I tried with this: as a consequence of the Lagrange Theorem we have that if $f_n$ is continuous and differentiable in a closed and bounded set and $f_n'$ is bounded then $f_n$ is Lipschitz. Then $|f_n(x_1)-f_n(x_2)|\leq |f_n^{'}(x) ||x_1-x_2|\leq M(x_1-x_2)<\epsilon$ $\quad$ whenever $|x_1-x_2|<\delta$. Thus $(f_n)$ is uniformly continuous.
Is this right? and from this how can I prove that $f_n$ is uniformly convergent?

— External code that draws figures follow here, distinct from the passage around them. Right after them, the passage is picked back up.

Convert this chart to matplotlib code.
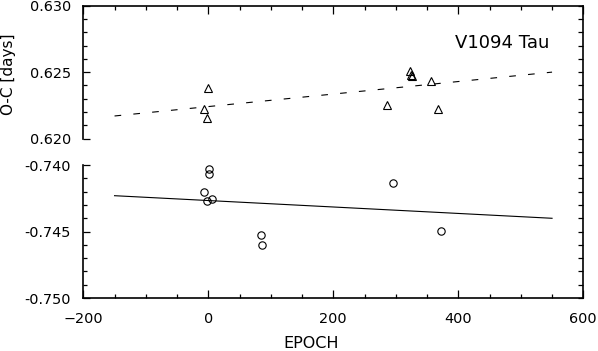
import matplotlib
matplotlib.use("Agg")
import matplotlib.pyplot as plt
from matplotlib.ticker import MultipleLocator, FormatStrFormatter, NullLocator

# --- data ---
tri_epoch = [0.0, -6.4, -2.6, 286.4, 322.7, 324.3, 326.4, 355.8, 367.0]
tri_oc = [0.6238, 0.6222, 0.62155, 0.6225, 0.6251, 0.6248, 0.6247, 0.62435, 0.62223]

circ_epoch = [0.6, 0.6, -6.4, -2.6, 5.9, 83.8, 85.4, 296.0, 371.8]
circ_oc = [-0.74032, -0.74065, -0.74203, -0.7427, -0.74257,
           -0.74527, -0.74602, -0.74132, -0.74495]

fit_epoch = [-150, 550]
fit_tri = [0.6217, 0.6250]
fit_circ = [-0.7423, -0.7440]

plt.rcParams["font.family"] = ["DejaVu Sans"]

# --- layout (figure fractions) ---
L, W = 83.3 / 598, 500 / 598
B, H = 53 / 351, 292.3 / 351
PH = H * 10 / 22          # each panel covers 10 of 22 units, gap of 2

fig = plt.figure(figsize=(5.98, 3.51), dpi=100)

# outer frame: top, bottom and right spines with their ticks
frame = fig.add_axes([L, B, W, H])
frame.set_xlim(-200, 600)
frame.set_ylim(0, 22)
frame.spines["left"].set_visible(False)
for s in ("top", "bottom", "right"):
    frame.spines[s].set_linewidth(1.2)
frame.xaxis.set_major_locator(MultipleLocator(200))
frame.xaxis.set_minor_locator(MultipleLocator(50))
frame.tick_params(axis="x", which="both", direction="in", top=True, bottom=True,
                  width=0.9, labelsize=10.4, pad=10)
frame.tick_params(axis="x", which="major", length=5.8)
frame.tick_params(axis="x", which="minor", length=2.9)
frame.yaxis.set_major_locator(MultipleLocator(1))
frame.tick_params(axis="y", which="both", left=False, right=True, labelleft=False,
                  direction="in", length=3.3, width=0.9)


def panel(bottom, ylim):
    ax = fig.add_axes([L, bottom, W, PH])
    ax.set_facecolor("none")
    ax.set_xlim(-200, 600)
    ax.set_ylim(*ylim)
    for s in ("top", "bottom", "right"):
        ax.spines[s].set_visible(False)
    ax.spines["left"].set_linewidth(1.2)
    ax.xaxis.set_major_locator(NullLocator())
    ax.xaxis.set_minor_locator(NullLocator())
    ax.yaxis.set_major_locator(MultipleLocator(0.005))
    ax.yaxis.set_minor_locator(MultipleLocator(0.001))
    ax.yaxis.set_major_formatter(FormatStrFormatter("%.3f"))
    ax.tick_params(axis="y", which="both", direction="in", left=True, right=False,
                   width=0.9, labelsize=10.4, pad=9)
    ax.tick_params(axis="y", which="major", length=5)
    ax.tick_params(axis="y", which="minor", length=2.9)
    return ax


bot = panel(B, (-0.750, -0.740))
top = panel(B + H * 12 / 22, (0.620, 0.630))

top.plot(tri_epoch, tri_oc, ls="none", marker="^", mfc="none", mec="black",
         ms=5.5, mew=0.8)
top.plot(fit_epoch, fit_tri, color="black", lw=0.8, dashes=(6, 11))

bot.plot(circ_epoch, circ_oc, ls="none", marker="o", mfc="none", mec="black",
         ms=5.3, mew=0.8)
bot.plot(fit_epoch, fit_circ, color="black", lw=0.8)

top.text(470, 0.6272, "V1094 Tau", fontsize=13, ha="center", va="center")

fig.text(8.5 / 598, 1 - 74 / 351, "O-C [days]", rotation=90,
         ha="center", va="center", fontsize=11)
fig.text(311 / 598, 1 - 343 / 351, "EPOCH", ha="center", va="center",
         fontsize=11.5)

fig.savefig("out.png", dpi=100)
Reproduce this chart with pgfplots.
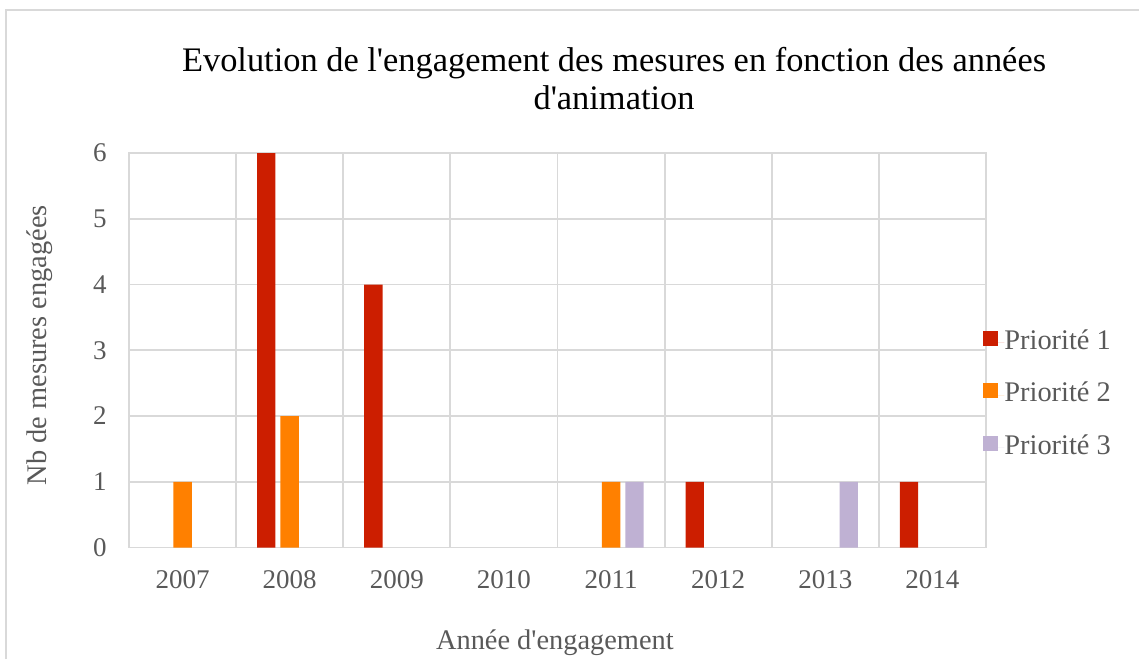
\documentclass[border=0pt]{standalone}
\usepackage{pgfplots}
\pgfplotsset{compat=1.18}
\usepackage{fontspec}
\setmainfont{Liberation Serif}
\definecolor{p1}{RGB}{204,30,0}
\definecolor{p2}{RGB}{255,128,0}
\definecolor{p3}{RGB}{191,177,211}
\definecolor{gridc}{RGB}{217,217,217}
\definecolor{txt}{RGB}{89,89,89}
\begin{document}
\begin{tikzpicture}
\useasboundingbox (0,0) rectangle (569.5pt,329.5pt);
\draw[gridc, line width=0.6pt] (3pt,0) -- (3pt,324.5pt) -- (569.5pt,324.5pt);
\begin{axis}[
  at={(64.5pt,55.75pt)}, anchor=south west,
  scale only axis, width=428.5pt, height=197.25pt,
  ybar, bar width=0.172,
  xmin=-0.5, xmax=7.5, ymin=0, ymax=6,
  xtick={0,...,7},
  xticklabels={2007,2008,2009,2010,2011,2012,2013,2014},
  ytick={0,...,6},
  minor xtick={0.5,1.5,...,6.5},
  major tick length=0pt, minor tick length=0pt,
  ymajorgrids, xminorgrids,
  grid style={draw=gridc, line width=0.9pt},
  minor grid style={draw=gridc, line width=0.9pt},
  axis line style={draw=gridc, line width=0.9pt},
  tick label style={font=\fontsize{13.5}{15}\selectfont, text=txt},
  /pgf/number format/assume math mode=true,
  yticklabel style={anchor=east, inner sep=0pt, xshift=-11pt},
  xticklabel style={anchor=base, inner sep=0pt, yshift=-20.25pt},
  title={Evolution de l\textquotesingle engagement des mesures en fonction des années\\d\textquotesingle animation},
  title style={at={(axis description cs:0.566,1.238)}, anchor=north, inner sep=0pt, align=center, font=\fontsize{17.2}{19}\selectfont, text=black},
  xlabel={Année d\textquotesingle engagement},
  xlabel style={at={(axis description cs:0.497,-0.2598)}, anchor=base, inner sep=0pt, font=\fontsize{14.2}{16}\selectfont, text=txt},
  ylabel={Nb de mesures engagées},
  ylabel style={at={(axis description cs:-0.1039,0.513)}, anchor=center, inner sep=0pt, font=\fontsize{14.2}{16}\selectfont, text=txt},
  legend style={at={(axis description cs:0.9965,0.386)}, anchor=west, draw=none, fill=none,
    font=\fontsize{14.2}{16}\selectfont, text=txt, row sep=13.8pt, inner sep=0pt,
    nodes={inner sep=0pt, text height=9.5pt, text depth=3pt}},
  legend cell align=left,
  legend image code/.code={\fill[#1] (0pt,-1.5pt) rectangle (7.5pt,6pt); \path (0pt,0pt) -- (10.5pt,0pt);},
]
\addplot[fill=p1, draw=none, bar shift=-0.219] coordinates {(1,6) (2,4) (5,1) (7,1)};
\addplot[fill=p2, draw=none, bar shift=0] coordinates {(0,1) (1,2) (4,1)};
\addplot[fill=p3, draw=none, bar shift=0.219] coordinates {(4,1) (6,1)};
\legend{Priorité 1, Priorité 2, Priorité 3}
\end{axis}
\end{tikzpicture}
\end{document}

It will be useful to define for $m\in \mathbb{N}$ the following points $$x_j^{(m)}:=a+ j(b-a)/m \text{ for } j\in \{ 0, 1, \dots, m \}.$$ Now note that $(f_n(x_j^{(m)}))_{n\geq 1}$ converges. For $m$ sufficiently large we find for any $x\in [a,b]$ some $j\in \{ 0, 1, \dots, m \}$ such that $\vert x - x_j^{(m)} \vert \leq 1/(2m).$ Then you can use your approach to get $$ \vert f_n(x) - f_\ell(x) \vert \leq \vert f_n(x) - f_n(x_j^{(m)}) \vert + \vert f_n(x_j^{(m)}) - f_\ell(x_j^{(m)}) \vert + \vert f_\ell(x_j^{(m)}) - f_\ell(x) \vert \leq 2M \vert x- x_j^{(m)} \vert + \vert f_n(x_j^{(m)}) - f_\ell(x_j^{(m)}) \vert \leq M/m + \vert f_n(x_j^{(m)}) - f_\ell(x_j^{(m)}) \vert. $$ Use this to show that for every $\varepsilon>0$ there exists $N\in \mathbb{N}$ such that for all $n,\ell \geq N$ holds $$ \sup_{x\in [a,b]} \vert f_n(x) - f_\ell(x) \vert < \varepsilon. $$ Now $(f_n)_{n\in \mathbb{N}}$ is a Cauchy sequence with respect to the supremum norm and thus converges uniformly.